**Exercise requirements:** Exclude the pictures and return every line exactly as written.
»»
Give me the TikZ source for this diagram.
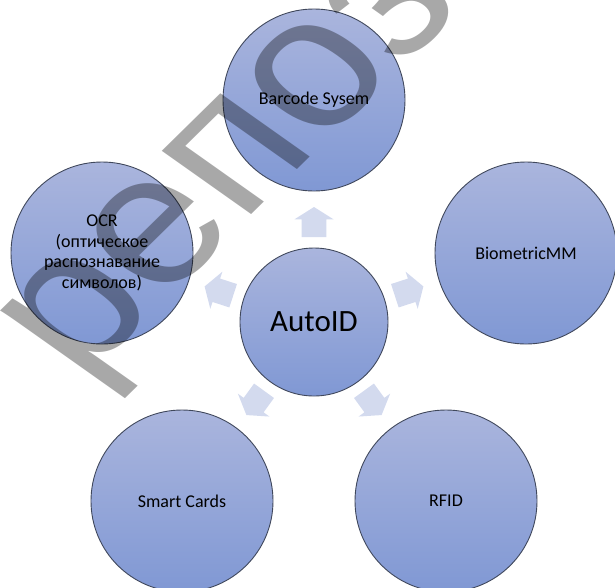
\documentclass[tikz,border=0pt]{standalone}
\usepackage{fontspec}
\setmainfont{Carlito}
\newfontfamily\wmfont{Liberation Sans}
\definecolor{bubbletop}{RGB}{170,181,221}
\definecolor{bubblebot}{RGB}{128,152,212}
\definecolor{bubbleedge}{RGB}{64,72,92}
\definecolor{arrowblue}{RGB}{211,218,238}
\begin{document}
\begin{tikzpicture}[x=1pt,y=-1pt,
  bubble/.style={circle, draw=bubbleedge, line width=0.9pt,
    top color=bubbletop, bottom color=bubblebot,
    inner sep=0pt, minimum size=182pt, align=center,
    font=\fontsize{18}{20.5}\selectfont},
  hub/.style={bubble, minimum size=148pt, font=\fontsize{31}{36}\selectfont},
  blockarrow/.style={fill=arrowblue},
  watermark/.style={font=\wmfont\fontsize{204}{204}\selectfont,
    text=black, text opacity=0.34, inner sep=0pt}]
\useasboundingbox (0,0) rectangle (615,587);
\begin{scope}
\clip (0,0) rectangle (615,587);

% hub and the five surrounding methods
\node[hub] (auto) at (314,322) {AutoID};
\node[bubble] (barcode) at (314,100) {Barcode Sysem};
\node[bubble] (ocr) at (102,253) {OCR\\(оптическое\\распознавание\\символов)};
\node[bubble] (bio) at (526,253) {BiometricMM};
\node[bubble] (smart) at (182,501) {Smart Cards};
\node[bubble] (rfid) at (446,501) {RFID};

% block arrows pointing from the hub to each method
\foreach \ang in {90,162,18,234,306}{
  \begin{scope}[shift={(auto.center)}, rotate=\ang]
    \fill[blockarrow] (85,-12.3) -- (102.7,-12.3) -- (102.7,-19.5) -- (115,0)
      -- (102.7,19.5) -- (102.7,12.3) -- (85,12.3) -- cycle;
  \end{scope}
}

% diagonal repository watermark
\node[watermark, rotate=44.5, xslant=-0.18, anchor=base west] (wm) at (80,384) {репоз};
\end{scope}
\end{tikzpicture}
\end{document}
««
**Output of the task:**
Give me the TikZ source for this diagram.
\documentclass[tikz,border=0pt]{standalone}
\usepackage{fontspec}
\setmainfont{Carlito}
\newfontfamily\wmfont{Liberation Sans}
\definecolor{bubbletop}{RGB}{170,181,221}
\definecolor{bubblebot}{RGB}{128,152,212}
\definecolor{bubbleedge}{RGB}{64,72,92}
\definecolor{arrowblue}{RGB}{211,218,238}
\begin{document}
\begin{tikzpicture}[x=1pt,y=-1pt,
  bubble/.style={circle, draw=bubbleedge, line width=0.9pt,
    top color=bubbletop, bottom color=bubblebot,
    inner sep=0pt, minimum size=182pt, align=center,
    font=\fontsize{18}{20.5}\selectfont},
  hub/.style={bubble, minimum size=148pt, font=\fontsize{31}{36}\selectfont},
  blockarrow/.style={fill=arrowblue},
  watermark/.style={font=\wmfont\fontsize{204}{204}\selectfont,
    text=black, text opacity=0.34, inner sep=0pt}]
\useasboundingbox (0,0) rectangle (615,587);
\begin{scope}
\clip (0,0) rectangle (615,587);

% hub and the five surrounding methods
\node[hub] (auto) at (314,322) {AutoID};
\node[bubble] (barcode) at (314,100) {Barcode Sysem};
\node[bubble] (ocr) at (102,253) {OCR\\(оптическое\\распознавание\\символов)};
\node[bubble] (bio) at (526,253) {BiometricMM};
\node[bubble] (smart) at (182,501) {Smart Cards};
\node[bubble] (rfid) at (446,501) {RFID};

% block arrows pointing from the hub to each method
\foreach \ang in {90,162,18,234,306}{
  \begin{scope}[shift={(auto.center)}, rotate=\ang]
    \fill[blockarrow] (85,-12.3) -- (102.7,-12.3) -- (102.7,-19.5) -- (115,0)
      -- (102.7,19.5) -- (102.7,12.3) -- (85,12.3) -- cycle;
  \end{scope}
}

% diagonal repository watermark
\node[watermark, rotate=44.5, xslant=-0.18, anchor=base west] (wm) at (80,384) {репоз};
\end{scope}
\end{tikzpicture}
\end{document}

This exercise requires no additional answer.